Commenting on other proposed changes to the definitions of assets and liabilities:

  1. Some ASAF members stated that the recognition criteria should include reference to reliability.
  2. There were mixed views on whether the best place to include the notion of control was in the definition of an asset or in the recognition criteria. ASAF members noted that the staff are now proposing to include ‘control’ in the definition of an asset, rather than in the recognition criteria, to avoid unintended consequences.
  3. Some suggested that the discussion paper should explain in more detail whether goodwill meets the definition of an asset.
  4. Some suggested that the discussion paper should explain in more detail what the unit of account would be for forward contracts and executory contracts.

Other issues

ASAF members also had a short discussion on other areas of the Conceptual Framework issues. During the discussion they:

  1. provided suggestions for improving the arguments in the discussion paper; and
  2. suggested additional issues that should be covered.

Some members called for the concept of prudence (viewed as the exercise of caution under conditions of uncertainty) to be reinstated in the Conceptual Framework and for the IASB to explain the use of prudence in standard-setting (possibly as a change to the basis for conclusions on Chapter 3 of the existing Conceptual Framework). In addition, some members stated that, given the importance of the Conceptual Framework, the comment period for the discussion paper should be 6 months.

Impairment

 

IASB and ASAF Members

The IASB members responsible for supporting this project participated in this session: Hans Hoogervorst, Ian Mackintosh, Stephen Cooper and Martin Edelmann (Darrel Scott is also a Board Advisor on this project but he was not available for this meeting).  

Mike Ashley joined the meeting as an EFRAG representative for this part of the meeting.

 

Overview

The ASAF held an education session on the IASB and US Financial Accounting Standards Board (FASB) proposals for expected credit losses.

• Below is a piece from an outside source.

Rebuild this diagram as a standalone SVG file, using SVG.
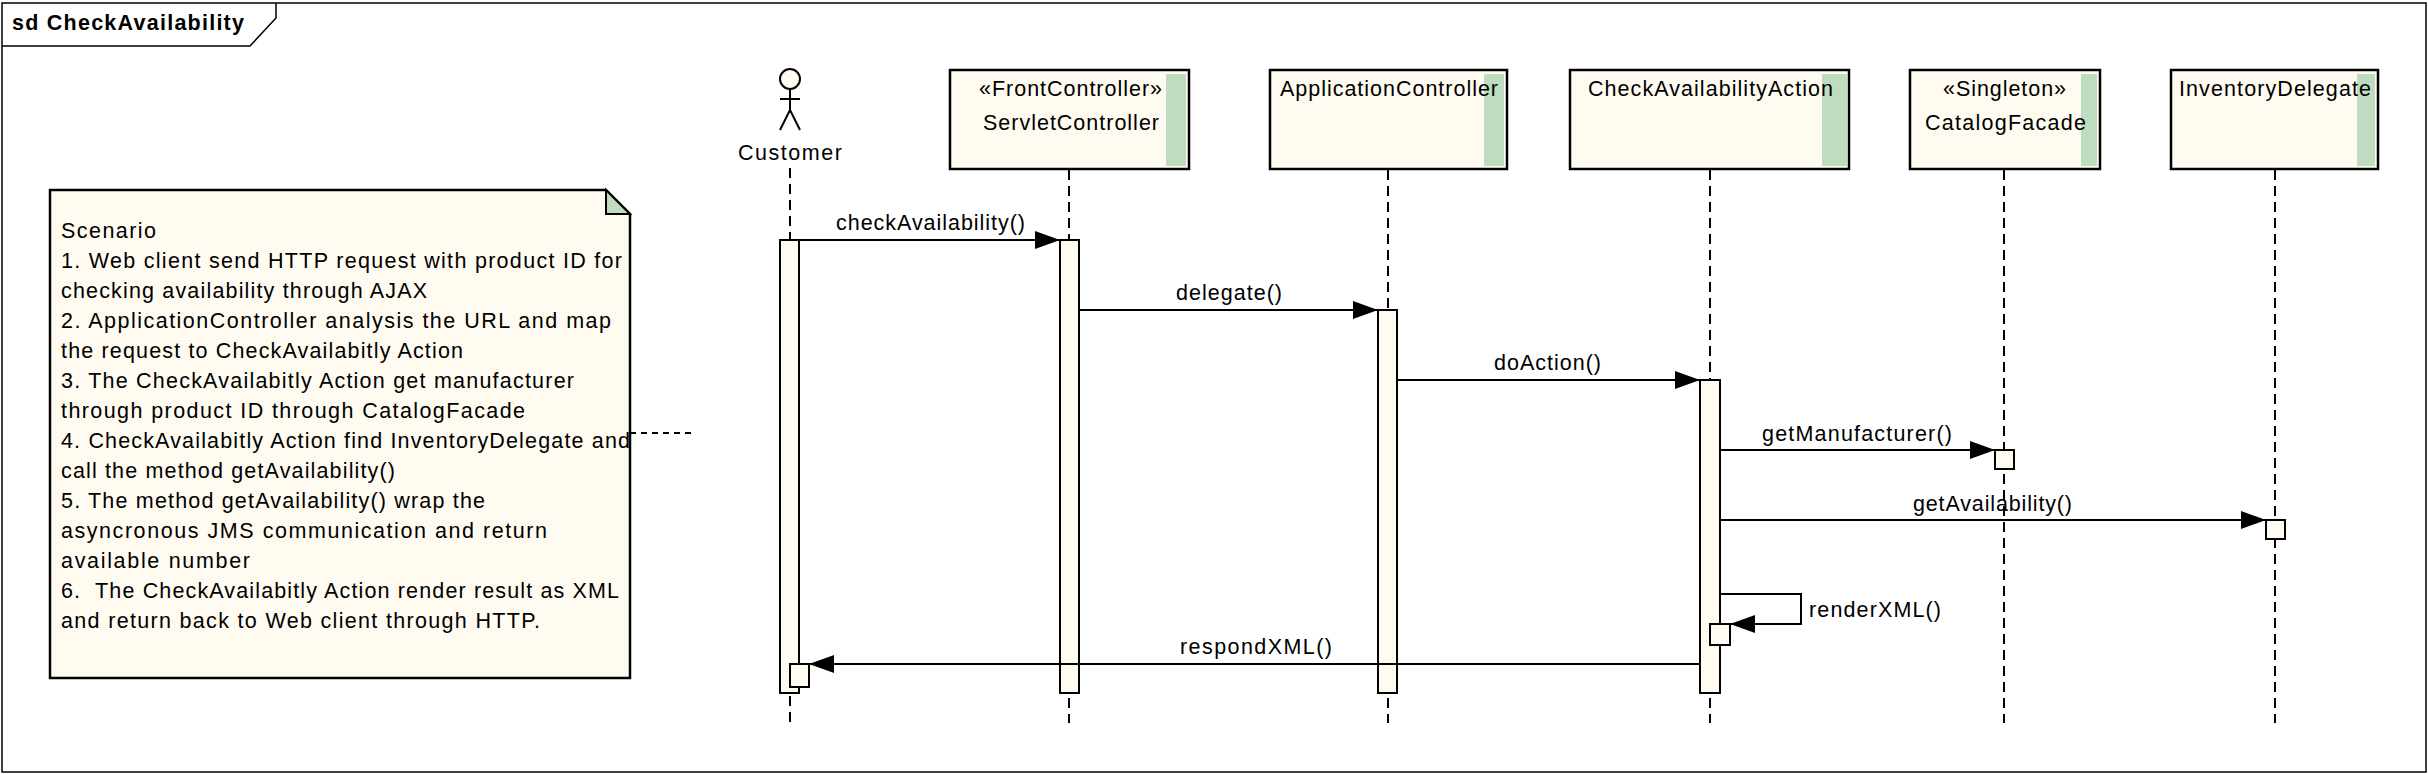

The IASB staff presented a high-level summary of the proposals in the IASB exposure draft Expected Credit Losses that was published in March 2013. Leslie Seidman presented a high-level summary of the FASB proposals in its exposure draft Financial Instruments—Credit Losses that was published in December 2012. Hans Hoogervorst confirmed that re-deliberations would begin jointly in July and that both Boards would seek to achieve convergence if possible.

 

ASAF comments

ASAF members requested further clarification on the following matters:

  1. Some ASAF members requested further information about how the pattern of expected credit losses would affect the timing and amount of losses recognised under the IASB model; in particular, when the ‘significant deterioration’ criterion would be met if cash flows were back-end loaded;
  2. Some noted concerns regarding the amount of losses that would be recognised under the FASB model, noting that such amounts would be uneconomic to recognise from day 1;
  3. One member requested clarification regarding the interaction of a non-accrual interest recognition approach with the measurement of amounts at a present value under the FASB model;
  4. One member was concerned that limiting the assessment of significant deterioration to a probability of default may result in unintended consequences if expected losses increased as a result of a change in the loss given default and not the probability of default; and
  5. Some ASAF members expressed concerns regarding the level of subjectivity of both proposals.

ASAF members noted that their organisations had still to consider the proposals in depth and requested that they hold a conference call closer to the comment letter deadline to explore the issues further and any potential for convergence between the two approaches.

Next meeting 

The next full meeting will be held in London on 25 and 26 September 2013. However, a one hour teleconference to discuss the Exposure Draft Financial Instruments: Expected Credit Losses is scheduled for 3 July.